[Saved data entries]

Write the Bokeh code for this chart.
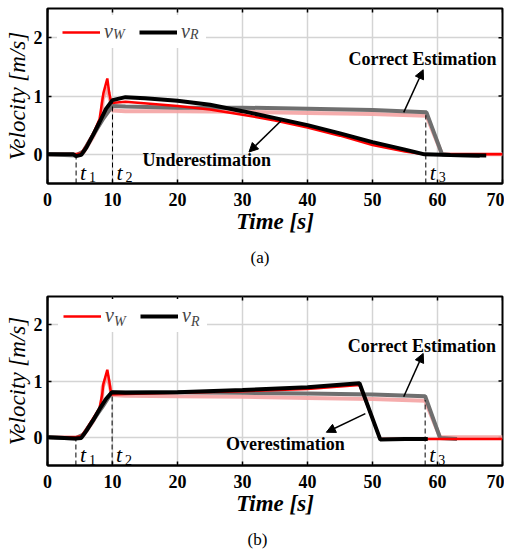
import math
from bokeh.plotting import figure
from bokeh.models import (Range1d, FixedTicker, Legend, LegendItem,
                          Arrow, NormalHead, Title)
from bokeh.layouts import column
from bokeh.embed import file_html
from bokeh.resources import INLINE
from bokeh.core.properties import value

SERIF = "Liberation Serif"

x_ticks = [0, 10, 20, 30, 40, 50, 60, 70]
y_ticks = [0, 1, 2]
x_lim = (0, 70)
y_lim = (-0.5, 2.5)

# ---------------- panel (a) ----------------
a_cw_t = [0, 4.4, 5.5, 7.0, 8.3, 8.5, 9.2, 9.6, 10.0, 12, 20, 30, 40, 50, 58.3, 60.7, 70]
a_cw_v = [0, 0, 0.03, 0.30, 0.60, 0.95, 1.15, 0.95, 0.75, 0.74, 0.74, 0.73, 0.71, 0.69, 0.66, 0.0, 0.0]
a_cr_t = [0, 4.4, 5.5, 7.0, 8.5, 10.0, 12, 20, 30, 40, 50, 58.3, 60.7, 62, 66.5]
a_cr_v = [0, -0.02, 0.05, 0.33, 0.60, 0.83, 0.82, 0.80, 0.80, 0.78, 0.76, 0.72, 0.0, -0.01, -0.03]
a_vw_t = [0, 4.4, 5.2, 6.0, 7.0, 8.0, 8.4, 8.6, 9.2, 9.5, 9.8, 12, 20, 25, 30, 35, 40, 45, 50, 55, 58, 70]
a_vw_v = [0, 0, 0.02, 0.15, 0.35, 0.60, 0.90, 1.05, 1.30, 1.05, 0.88, 0.90, 0.83, 0.77, 0.68, 0.58, 0.46, 0.32, 0.16, 0.05, 0.0, 0.0]
a_vr_t = [0, 4.0, 4.4, 5.2, 6.0, 7.0, 8.0, 9.0, 10, 12, 15, 20, 25, 30, 35, 40, 45, 50, 55, 58, 62, 67.5]
a_vr_v = [0, 0, -0.03, -0.01, 0.12, 0.33, 0.55, 0.78, 0.93, 0.98, 0.96, 0.92, 0.85, 0.74, 0.62, 0.50, 0.36, 0.21, 0.08, 0.0, -0.01, -0.02]
a_mark_t = [4.4, 10.0, 58.2]
a_mark_top = [0.0, 0.88, 0.67]
a_note_text = ["Correct Estimation", "Underestimation"]
a_note_x = [57.7, 24.5]
a_note_y = [1.63, -0.09]
a_arrow_x0 = [54.8, 35.9]
a_arrow_y0 = [0.72, 0.57]
a_arrow_x1 = [57.8, 31.0]
a_arrow_y1 = [1.45, 0.04]

# ---------------- panel (b) ----------------
b_cw_t = [0, 4.3, 5.5, 7.0, 8.3, 8.5, 9.2, 9.6, 9.9, 12, 20, 30, 40, 50, 58.1, 60.4, 70]
b_cw_v = [0, 0, 0.03, 0.28, 0.55, 0.90, 1.10, 0.90, 0.75, 0.74, 0.73, 0.72, 0.70, 0.68, 0.65, 0.0, 0.0]
b_cr_t = [0, 4.3, 5.5, 7.0, 8.5, 9.9, 12, 20, 30, 40, 50, 58.1, 60.4, 63]
b_cr_v = [0, -0.02, 0.05, 0.30, 0.55, 0.80, 0.80, 0.80, 0.79, 0.78, 0.76, 0.73, -0.01, -0.03]
b_vw_t = [0, 4.3, 5.2, 6.0, 7.0, 8.0, 8.4, 8.6, 9.2, 9.5, 9.8, 12, 20, 30, 40, 48, 51.2, 58, 70]
b_vw_v = [0, 0, 0.02, 0.15, 0.33, 0.52, 0.75, 0.95, 1.20, 1.00, 0.76, 0.77, 0.79, 0.82, 0.86, 0.93, -0.03, -0.03, -0.03]
b_vr_t = [0, 4.3, 5.2, 6.0, 7.0, 8.0, 9.0, 9.9, 12, 20, 30, 40, 48, 51.2, 55, 58.5]
b_vr_v = [0, -0.02, -0.01, 0.12, 0.30, 0.50, 0.68, 0.80, 0.79, 0.80, 0.84, 0.89, 0.96, -0.04, -0.03, -0.03]
b_mark_t = [4.37, 9.94, 58.1]
b_mark_top = [0.0, 0.81, 0.66]
b_note_text = ["Correct Estimation", "Overestimation"]
b_note_x = [57.6, 36.6]
b_note_y = [1.62, -0.11]
b_arrow_x0 = [54.8, 48.9]
b_arrow_y0 = [0.72, 0.42]
b_arrow_x1 = [57.8, 42.9]
b_arrow_y1 = [1.49, 0.09]

t_sub = ["1", "2", "3"]
legend_sub = ["W", "R"]


def build(cw_t, cw_v, cr_t, cr_v, vw_t, vw_v, vr_t, vr_v, mark_t, mark_top,
          note_text, note_x, note_y, ax0, ay0, ax1, ay1, caption,
          width, height, mbl, mbr, mbt, mbb, cap_offset, cap_standoff,
          legend_loc, sub_loc, xlab_standoff):
    p = figure(width=width, height=height, x_range=Range1d(*x_lim), y_range=Range1d(*y_lim),
               output_backend="svg", toolbar_location=None,
               min_border_left=mbl, min_border_right=mbr, min_border_top=mbt, min_border_bottom=mbb)
    p.background_fill_color = "white"
    p.border_fill_color = "white"
    p.outline_line_color = "black"
    p.outline_line_width = 2

    # axes
    p.xaxis.ticker = FixedTicker(ticks=x_ticks)
    p.yaxis.ticker = FixedTicker(ticks=y_ticks)
    for ax in (p.xaxis[0], p.yaxis[0]):
        ax.axis_line_width = 2
        ax.axis_line_color = "black"
        ax.major_tick_in = 4
        ax.major_tick_out = 0
        ax.major_tick_line_width = 1.5
        ax.minor_tick_line_color = None
        ax.major_label_text_font = SERIF
        ax.major_label_text_font_style = "bold"
        ax.major_label_text_font_size = "18px"
        ax.major_label_text_color = "black"
        ax.axis_label_text_font = SERIF
        ax.axis_label_text_color = "black"
        ax.axis_label_text_font_size = "23px"
    p.xaxis.axis_label = "Time [s]"
    p.xaxis.axis_label_text_font_style = "bold italic"
    p.xaxis.major_label_standoff = xlab_standoff
    p.xaxis.axis_label_standoff = 0
    p.yaxis.axis_label = "Velocity [m/s]"
    p.yaxis.axis_label_text_font_style = "italic"
    p.yaxis.major_label_standoff = 5
    p.yaxis.axis_label_standoff = 1

    p.grid.grid_line_color = "#d4d4d4"
    p.grid.grid_line_width = 1.5
    p.xgrid.ticker = FixedTicker(ticks=x_ticks)
    p.ygrid.ticker = FixedTicker(ticks=y_ticks)

    # inward ticks on the top and right edges of the box
    p.scatter(x=x_ticks, y=[y_lim[1]] * len(x_ticks), marker="dash", size=8, angle=math.pi / 2,
              line_color="black", line_width=1.5)
    p.scatter(x=[x_lim[1]] * len(y_ticks), y=y_ticks, marker="dash", size=8,
              line_color="black", line_width=1.5)

    # curves
    p.line(cw_t, cw_v, line_color="#f4a3a3", line_width=4, line_alpha=0.9)
    p.line(cr_t, cr_v, line_color="#6f6f6f", line_width=4)
    r_red = p.line(vw_t, vw_v, line_color="#ff0000", line_width=2.5)
    r_blk = p.line(vr_t, vr_v, line_color="#000000", line_width=4)

    # time markers
    p.segment(x0=mark_t, y0=[y_lim[0]] * len(mark_t), x1=mark_t, y1=mark_top,
              line_color="black", line_width=1, line_dash="5 3")
    p.text(x=mark_t, y=[-0.31] * len(mark_t), text=["t"] * len(mark_t),
           text_font=value(SERIF), text_font_style="italic", text_font_size="22px",
           text_align="left", text_baseline="middle", x_offset=4, text_color="black")
    p.text(x=mark_t, y=[-0.31] * len(mark_t), text=t_sub,
           text_font=value(SERIF), text_font_size="14px",
           text_align="left", text_baseline="middle", x_offset=13, y_offset=5, text_color="black")

    # annotations
    p.text(x=note_x, y=note_y, text=note_text, text_font=value(SERIF), text_font_style="bold",
           text_font_size="18px", text_align="center", text_baseline="middle", text_color="black")
    for x0, y0, x1, y1 in zip(ax0, ay0, ax1, ay1):
        p.add_layout(Arrow(x_start=x0, y_start=y0, x_end=x1, y_end=y1, line_width=1.5,
                           line_color="black",
                           end=NormalHead(size=9, fill_color="black", line_color="black")))

    # legend
    legend = Legend(items=[LegendItem(label="v", renderers=[r_red]),
                           LegendItem(label="v", renderers=[r_blk])],
                    orientation="horizontal", location=legend_loc,
                    margin=0, padding=5, spacing=15, glyph_width=38, glyph_height=16,
                    label_height=16, label_standoff=4,
                    label_text_font=SERIF, label_text_font_style="italic",
                    label_text_font_size="20px", background_fill_color="white",
                    background_fill_alpha=1.0, border_line_alpha=0)
    p.add_layout(legend)
    # subscripts of the legend labels (a second, transparent legend drawn on top)
    sub_legend = Legend(items=[LegendItem(label=s, renderers=[r]) for s, r in
                               zip(legend_sub, [r_red, r_blk])],
                        orientation="horizontal", location=sub_loc,
                        margin=0, padding=0, spacing=57, glyph_width=0, glyph_height=16,
                        label_height=16, label_width=20, label_standoff=0,
                        label_text_font=SERIF, label_text_font_style="italic",
                        label_text_font_size="14px", background_fill_alpha=0,
                        border_line_alpha=0)
    p.add_layout(sub_legend)

    p.add_layout(Title(text=caption, align="left", offset=cap_offset, text_font=SERIF,
                       text_font_style="normal", text_font_size="17px", text_color="black",
                       standoff=cap_standoff), "below")
    return p


pa = build(a_cw_t, a_cw_v, a_cr_t, a_cr_v, a_vw_t, a_vw_v, a_vr_t, a_vr_v, a_mark_t, a_mark_top,
           a_note_text, a_note_x, a_note_y, a_arrow_x0, a_arrow_y0, a_arrow_x1, a_arrow_y1, "(a)",
           width=504, height=282, mbl=43, mbr=2, mbt=8, mbb=99, cap_offset=203, cap_standoff=19,
           legend_loc=(10, 135), sub_loc=(66, 140), xlab_standoff=9)
pb = build(b_cw_t, b_cw_v, b_cr_t, b_cr_v, b_vw_t, b_vw_v, b_vr_t, b_vr_v, b_mark_t, b_mark_top,
           b_note_text, b_note_x, b_note_y, b_arrow_x0, b_arrow_y0, b_arrow_x1, b_arrow_y1, "(b)",
           width=504, height=275, mbl=47, mbr=1, mbt=14, mbb=89, cap_offset=200, cap_standoff=18,
           legend_loc=(11, 133), sub_loc=(67, 135), xlab_standoff=9)

layout = column(pa, pb, spacing=0)
open("out.html", "w").write(file_html(layout, INLINE))
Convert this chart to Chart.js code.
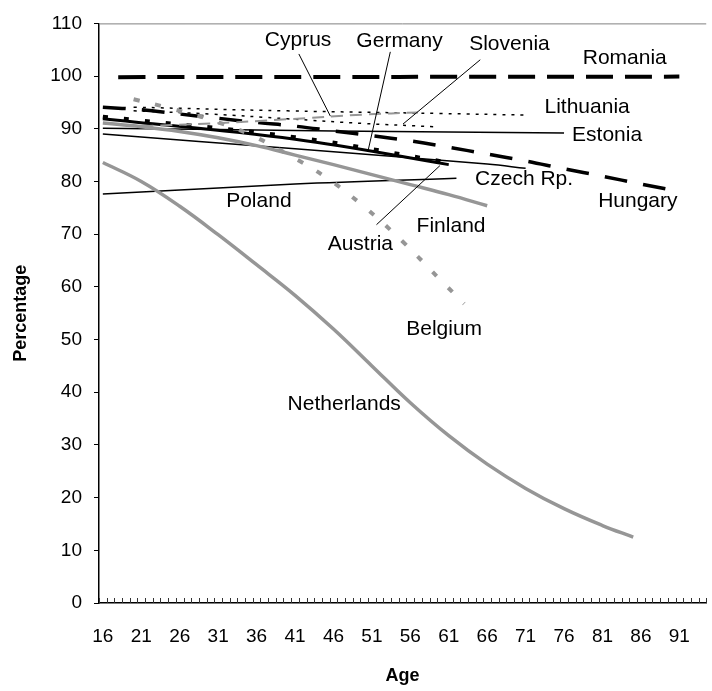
<!DOCTYPE html>
<html lang="en">
<head>
<meta charset="UTF-8">
<title>Percentage by Age</title>
<script src="https://cdn.jsdelivr.net/npm/chart.js"></script>
<style>
  html, body { margin: 0; padding: 0; background: #fff; }
  .wrap { position: relative; width: 712px; height: 691px; }
</style>
</head>
<body>
<div class="wrap"><canvas id="chart" width="712" height="691"></canvas></div>
<script>
// ages shown on the category axis
const ageLabels = [16, 21, 26, 31, 36, 41, 46, 51, 56, 61, 66, 71, 76, 81, 86, 91];
const yTicks = [0, 10, 20, 30, 40, 50, 60, 70, 80, 90, 100, 110];

// series
const romaniaAge = [18, 91];
const romaniaPct = [99.8, 99.9];
const lithuaniaAge = [20, 40, 60, 71];
const lithuaniaPct = [94.1, 93.4, 92.9, 92.6];
const sloveniaAge = [20, 30, 40, 50, 59];
const sloveniaPct = [93.4, 92.8, 91.9, 91.0, 90.4];
const cyprusAge = [21, 30, 40, 50, 57];
const cyprusPct = [90.5, 91.0, 91.8, 92.7, 93.1];
const hungaryAge = [16, 21, 26, 31, 36, 41, 46, 51, 56, 61, 66, 71, 76, 81, 86, 91];
const hungaryPct = [94.1, 93.6, 92.8, 92.0, 91.2, 90.5, 89.6, 88.7, 87.7, 86.5, 85.2, 83.9, 82.4, 81.0, 79.5, 78.1];
const germanyAge = [16, 41, 61];
const germanyPct = [92.3, 88.4, 83.6];
const austriaAge = [16, 41, 61];
const austriaPct = [91.9, 88.0, 83.2];
const estoniaAge = [16, 46, 76];
const estoniaPct = [90.1, 89.6, 89.2];
const czechAge = [16, 41, 66, 71];
const czechPct = [89.0, 86.2, 83.3, 82.5];
const polandAge = [16, 41, 62];
const polandPct = [77.6, 79.5, 80.6];
const finlandAge = [16, 21, 26, 31, 36, 41, 46, 51, 56, 61, 66];
const finlandPct = [91.1, 90.4, 89.5, 88.3, 86.8, 85.0, 83.2, 81.3, 79.4, 77.5, 75.4];
const belgiumAge = [20, 25, 30, 35, 40, 45, 50, 55, 60, 63];
const belgiumPct = [95.6, 93.8, 91.7, 89.0, 85.2, 80.8, 75.2, 68.6, 61.2, 56.8];
const netherlandsAge = [16, 21, 26, 31, 36, 41, 46, 51, 56, 61, 66, 71, 76, 81, 85];
const netherlandsPct = [83.6, 80.0, 75.3, 69.9, 64.2, 58.4, 52.0, 45.0, 38.0, 31.75, 26.35, 21.75, 17.9, 14.7, 12.5];

const FONT = "'Liberation Sans', Arial, sans-serif";
const GREY = '#969696';

function pts(ages, vals) {
  return ages.map((a, i) => ({ x: a, y: vals[i] }));
}

function series(label, ages, vals, color, width, dash) {
  return {
    label: label,
    data: pts(ages, vals),
    borderColor: color,
    borderWidth: width,
    borderDash: dash || [],
    borderCapStyle: 'butt',
    pointRadius: 0,
    fill: false,
    tension: 0.4
  };
}

// text boxes and leader lines, placed in data units
const notes = [
  { text: 'Cyprus', x: 41.4, y: 106.8 },
  { text: 'Germany', x: 54.6, y: 106.6 },
  { text: 'Slovenia', x: 68.9, y: 106.1 },
  { text: 'Romania', x: 83.9, y: 103.3 },
  { text: 'Lithuania', x: 79.0, y: 94.1 },
  { text: 'Estonia', x: 81.6, y: 88.8 },
  { text: 'Czech Rp.', x: 70.8, y: 80.4 },
  { text: 'Hungary', x: 85.6, y: 76.3 },
  { text: 'Poland', x: 36.3, y: 76.3 },
  { text: 'Finland', x: 61.3, y: 71.6 },
  { text: 'Austria', x: 49.5, y: 68.0 },
  { text: 'Belgium', x: 60.4, y: 51.9 },
  { text: 'Netherlands', x: 47.4, y: 37.7 }
];
const leaders = [
  [41.5, 104.2, 45.6, 92.4],
  [53.4, 104.6, 50.5, 85.8],
  [65.1, 103.1, 55.05, 90.9],
  [51.6, 71.8, 59.85, 83.0]
];

const extras = {
  id: 'extras',
  afterDatasetsDraw(chart) {
    const { ctx, chartArea, scales: { x, y } } = chart;
    ctx.save();
    // top frame line
    ctx.strokeStyle = '#808080';
    ctx.lineWidth = 1;
    ctx.beginPath();
    ctx.moveTo(chartArea.left, chartArea.top + 0.5);
    ctx.lineTo(chartArea.right, chartArea.top + 0.5);
    ctx.stroke();
    // small inward ticks between categories
    ctx.strokeStyle = '#333';
    ctx.beginPath();
    for (let a = 15.5; a <= 94.5; a++) {
      const px = Math.round(x.getPixelForValue(a)) + 0.5;
      ctx.moveTo(px, chartArea.bottom);
      ctx.lineTo(px, chartArea.bottom - 5);
    }
    ctx.stroke();
    // leaders
    ctx.strokeStyle = '#000';
    ctx.lineWidth = 1;
    leaders.forEach(l => {
      ctx.beginPath();
      ctx.moveTo(x.getPixelForValue(l[0]), y.getPixelForValue(l[1]));
      ctx.lineTo(x.getPixelForValue(l[2]), y.getPixelForValue(l[3]));
      ctx.stroke();
    });
    // labels
    ctx.fillStyle = '#000';
    ctx.font = '21px ' + FONT;
    ctx.textAlign = 'center';
    ctx.textBaseline = 'middle';
    notes.forEach(n => {
      ctx.fillText(n.text, x.getPixelForValue(n.x), y.getPixelForValue(n.y));
    });
    ctx.restore();
  }
};

new Chart(document.getElementById('chart'), {
  type: 'line',
  data: {
    datasets: [
      series('Netherlands', netherlandsAge, netherlandsPct, GREY, 3.5),
      series('Finland', finlandAge, finlandPct, GREY, 3.5),
      series('Belgium', belgiumAge, belgiumPct, GREY, 4, [6, 16]),
      series('Cyprus', cyprusAge, cyprusPct, GREY, 2, [12, 7]),
      series('Poland', polandAge, polandPct, '#000', 1.5),
      series('Czech Rp.', czechAge, czechPct, '#000', 1.5),
      series('Estonia', estoniaAge, estoniaPct, '#000', 1.5),
      series('Austria', austriaAge, austriaPct, '#000', 3),
      series('Germany', germanyAge, germanyPct, '#000', 4, [5, 16]),
      series('Slovenia', sloveniaAge, sloveniaPct, '#000', 1.5, [3, 6]),
      series('Lithuania', lithuaniaAge, lithuaniaPct, '#000', 1.5, [3, 6]),
      series('Hungary', hungaryAge, hungaryPct, '#000', 3.5, [23, 16]),
      series('Romania', romaniaAge, romaniaPct, '#000', 4, [27, 12])
    ]
  },
  options: {
    responsive: false,
    animation: false,
    layout: { padding: { top: 16, right: 2, left: 0, bottom: 0 } },
    plugins: {
      legend: { display: false },
      tooltip: { enabled: false }
    },
    scales: {
      x: {
        type: 'linear',
        min: 15.5,
        max: 94.5,
        afterBuildTicks: s => { s.ticks = ageLabels.map(v => ({ value: v })); },
        afterFit: s => { s.height = 88; },
        grid: { display: false, drawTicks: false },
        border: { display: true, color: '#000', width: 1.5 },
        ticks: {
          autoSkip: false,
          maxRotation: 0,
          padding: 22,
          color: '#000',
          font: { family: FONT, size: 19 },
          callback: v => String(v)
        },
        title: {
          display: true,
          text: 'Age',
          color: '#000',
          font: { family: FONT, size: 18, weight: 'bold' },
          padding: { top: 0, bottom: 4 }
        }
      },
      y: {
        min: 0,
        max: 110,
        afterBuildTicks: s => { s.ticks = yTicks.map(v => ({ value: v })); },
        afterFit: s => { s.width = 99; },
        grid: { drawOnChartArea: false, drawTicks: true, tickLength: 5, color: '#000' },
        border: { display: true, color: '#000', width: 1.5 },
        ticks: {
          padding: 12,
          color: '#000',
          font: { family: FONT, size: 19 }
        },
        title: {
          display: true,
          text: 'Percentage',
          color: '#000',
          font: { family: FONT, size: 18, weight: 'bold' },
          padding: { top: 10, bottom: 10 }
        }
      }
    }
  },
  plugins: [extras]
});
</script>
</body>
</html>
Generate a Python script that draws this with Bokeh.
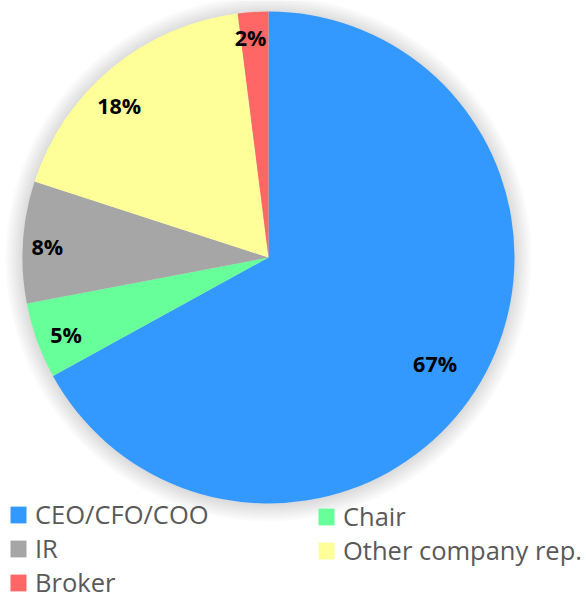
import numpy as np
from bokeh.plotting import figure
from bokeh.models import ColumnDataSource, Legend, LegendItem
from bokeh.core.properties import value
from bokeh.embed import file_html
from bokeh.resources import INLINE

# ---- data ----
categories = ["CEO/CFO/COO", "Chair", "IR", "Other company rep.", "Broker"]
shares = [67, 5, 8, 18, 2]
pct_labels = ["67%", "5%", "8%", "18%", "2%"]
colors = ["#3399FF", "#66FF99", "#A6A6A6", "#FFFF99", "#FF6666"]

# ---- layout ----
W, H = 586, 599
cx, cy, R = 268, 342, 246
label_r = [0.806, 0.884, 0.90, 0.86, 0.89]          # label radius (fraction of R)
label_shift_deg = [2.25, -1.6, -1.3, -5.3, -1.1]    # clockwise nudge from mid-angle

frac = np.array(shares, dtype=float) / sum(shares)
ends = np.cumsum(frac)
starts = ends - frac
start_angle = np.pi / 2 - ends * 2 * np.pi
end_angle = np.pi / 2 - starts * 2 * np.pi
mid = (start_angle + end_angle) / 2 - np.radians(label_shift_deg)
lx = cx + R * np.array(label_r) * np.cos(mid)
ly = cy + R * np.array(label_r) * np.sin(mid)

src = ColumnDataSource(dict(cat=categories, start=start_angle, end=end_angle,
                            color=colors, lx=lx, ly=ly, lab=pct_labels))

p = figure(width=W, height=H, x_range=(0, W), y_range=(0, H),
           output_backend="svg", toolbar_location=None,
           x_axis_location=None, y_axis_location=None,
           min_border=0, outline_line_color=None)
p.grid.visible = False
p.background_fill_color = "white"
p.border_fill_color = "white"

# soft shadow around the pie
for k in range(1, 18, 2):
    p.circle(x=cx, y=cy - 1, radius=R + k, fill_color="black", fill_alpha=0.016,
             line_color=None)

r = p.wedge(x="x", y="y", radius=R, start_angle="start", end_angle="end",
            direction="anticlock", fill_color="color", line_color=None,
            source=ColumnDataSource(dict(x=[cx]*5, y=[cy]*5, start=start_angle,
                                         end=end_angle, color=colors)))

p.text(x="lx", y="ly", text="lab", source=src, text_align="center",
       text_baseline="middle", y_offset=-2, text_font=value("Open Sans"),
       text_font_style="bold", text_font_size="21.5px", text_color="black")

def make_legend(idx, loc):
    leg = Legend(items=[LegendItem(label=categories[i], renderers=[r], index=i) for i in idx],
                 location=loc, orientation="vertical",
                 label_text_font="Open Sans", label_text_font_size="25.5px",
                 label_text_color="#595959", glyph_width=20, glyph_height=21,
                 label_standoff=7, spacing=-3, padding=0, margin=0,
                 border_line_color=None, background_fill_alpha=0)
    return leg

p.add_layout(make_legend([0, 2, 4], (8, 0)))
p.add_layout(make_legend([1, 3], (316, 32)))

open("out.html", "w").write(file_html(p, INLINE))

TASK BRIEF: From the first line above to the line containing "a_arrow_y1 = [1.45, 0.04]", repeat each line exactly. Pictures stay out.

SOLVED PROBLEM:
Write the Bokeh code for this chart.
import math
from bokeh.plotting import figure
from bokeh.models import (Range1d, FixedTicker, Legend, LegendItem,
                          Arrow, NormalHead, Title)
from bokeh.layouts import column
from bokeh.embed import file_html
from bokeh.resources import INLINE
from bokeh.core.properties import value

SERIF = "Liberation Serif"

x_ticks = [0, 10, 20, 30, 40, 50, 60, 70]
y_ticks = [0, 1, 2]
x_lim = (0, 70)
y_lim = (-0.5, 2.5)

# ---------------- panel (a) ----------------
a_cw_t = [0, 4.4, 5.5, 7.0, 8.3, 8.5, 9.2, 9.6, 10.0, 12, 20, 30, 40, 50, 58.3, 60.7, 70]
a_cw_v = [0, 0, 0.03, 0.30, 0.60, 0.95, 1.15, 0.95, 0.75, 0.74, 0.74, 0.73, 0.71, 0.69, 0.66, 0.0, 0.0]
a_cr_t = [0, 4.4, 5.5, 7.0, 8.5, 10.0, 12, 20, 30, 40, 50, 58.3, 60.7, 62, 66.5]
a_cr_v = [0, -0.02, 0.05, 0.33, 0.60, 0.83, 0.82, 0.80, 0.80, 0.78, 0.76, 0.72, 0.0, -0.01, -0.03]
a_vw_t = [0, 4.4, 5.2, 6.0, 7.0, 8.0, 8.4, 8.6, 9.2, 9.5, 9.8, 12, 20, 25, 30, 35, 40, 45, 50, 55, 58, 70]
a_vw_v = [0, 0, 0.02, 0.15, 0.35, 0.60, 0.90, 1.05, 1.30, 1.05, 0.88, 0.90, 0.83, 0.77, 0.68, 0.58, 0.46, 0.32, 0.16, 0.05, 0.0, 0.0]
a_vr_t = [0, 4.0, 4.4, 5.2, 6.0, 7.0, 8.0, 9.0, 10, 12, 15, 20, 25, 30, 35, 40, 45, 50, 55, 58, 62, 67.5]
a_vr_v = [0, 0, -0.03, -0.01, 0.12, 0.33, 0.55, 0.78, 0.93, 0.98, 0.96, 0.92, 0.85, 0.74, 0.62, 0.50, 0.36, 0.21, 0.08, 0.0, -0.01, -0.02]
a_mark_t = [4.4, 10.0, 58.2]
a_mark_top = [0.0, 0.88, 0.67]
a_note_text = ["Correct Estimation", "Underestimation"]
a_note_x = [57.7, 24.5]
a_note_y = [1.63, -0.09]
a_arrow_x0 = [54.8, 35.9]
a_arrow_y0 = [0.72, 0.57]
a_arrow_x1 = [57.8, 31.0]
a_arrow_y1 = [1.45, 0.04]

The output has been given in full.